Do you plan to stay in the Netherlands, move back to your home country, or try somewhere else?
We don’t really have a long-term plan. For the moment our life is here, and so it seems it will remain for a few years at least. In the long run (really long) we plan to move south and spend our retirement in Italy, but as we’re both in our thirties it might take a while. We don’t rule out moving somewhere else, but we’re not actually planning to leave at the moment.

What do you do during the day (job, stay at home mom, entrepreneur, student, etc)?
I work as a teacher of Italian in different schools and organizations. I left an office job to come here and went back to my first love, teaching – and did not regret it for a minute, so far.

What’s the most notable difference between your home country and the Netherlands?
Ah, differences – there are a lot. What struck me most is, I think, how organized and regulated NL is. Italy is a very chaotic country, and the simple fact of being able to get a document at the town hall in less than an hour still makes me feel as if I lived in Disneyland. This reflects on all aspects of life here. People tend to be less spontaneous and happy-go-lucky than what I’m used to, which can be quite complicated at times, but in general I find it really enjoyable and relaxing.

Where is your favorite place to visit in the Netherlands?
It’s difficult to say, there are a lot of beautiful places. Walking on the dunes in the Kennemerland park, or driving through the countryside are two of my favorite pastimes, but a day in a city like Haarlem is also quite high on my list. Or the Afsluitdijk. Or the Batavia Werf in Lelystad.


Give us one thing you love about the Netherlands and one thing you loathe…
I love the neatness, of places and people. As I said, I love the fact that everything seems to work the way it’s supposed to, at least as far as possible and despite all the complaints from locals.

The same neatness is, however, what I don’t like: coming from a country as unorganized as Italy, it’s easy to feel a bit claustrophobic and constricted in such a neat and regulated place. Also, the Dutch seem to seldom carry handkerchiefs, which makes my train ride decidedly unpleasant in flu season…

What’s one thing you’ve had to adjust to since coming to the Netherlands and how did you adjust (or are you still working on it)?
I am still trying to adjust to the fact that it’s abnormal for people to meet without scheduling it first. To meet a friend for coffee, you have to compare agendas and schedule the start and end time at least two weeks in advance if not more. I love unexpected visits and random calls, and they just don’t seem to happen here.

Do you have an embarrassing moment since you’ve moved that you would like to share with us (an unfortunate language blunder, or a funny getting-back-on-the-bike story)?
I haven’t really had any expat-embarrassing moment since I’m here – I’m quite a careful person and try to avoid potential disasters as much as I can. I’ve had my share of general mishaps though, like spilling coffee all over myself from a faulty paper cup while giving a lesson at University and only noticing when the coffee soaked all three layers I was wearing…

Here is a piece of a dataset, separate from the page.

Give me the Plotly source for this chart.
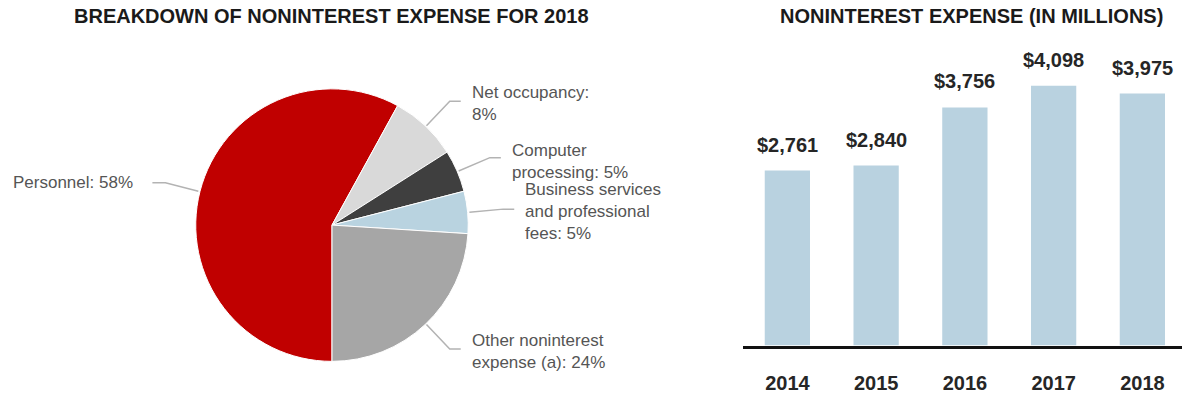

What’s the best piece of advice you received that you would like to pass along to anyone coming to the Netherlands?

Learn Dutch. No, really – most people speak English well, and they won’t mind talking to you in English. If you’re a tourist or just passing through. But if you plan to live here, and hopefully make friends, rule number one is to make an effort to learn the language, at least a bit.

Do you have any blogs or websites that you would like to to recommend?
Expat information for me starts with Expatica – most of what one needs is to be found there. For fun, I regularly read many blogs and sites – my favorites are Invading Holland and Clogs and [Hotdogs]. To know what’s going on, Trippist is worth keeping an eye out for.

Images courtesy of Chiara

Interested in doing an interview of your own? Send me an email at clogsandtulipsblog@gmail.com with ‘Tiptoe Through the Tulips’ in the subject line. I look forward to hearing from you!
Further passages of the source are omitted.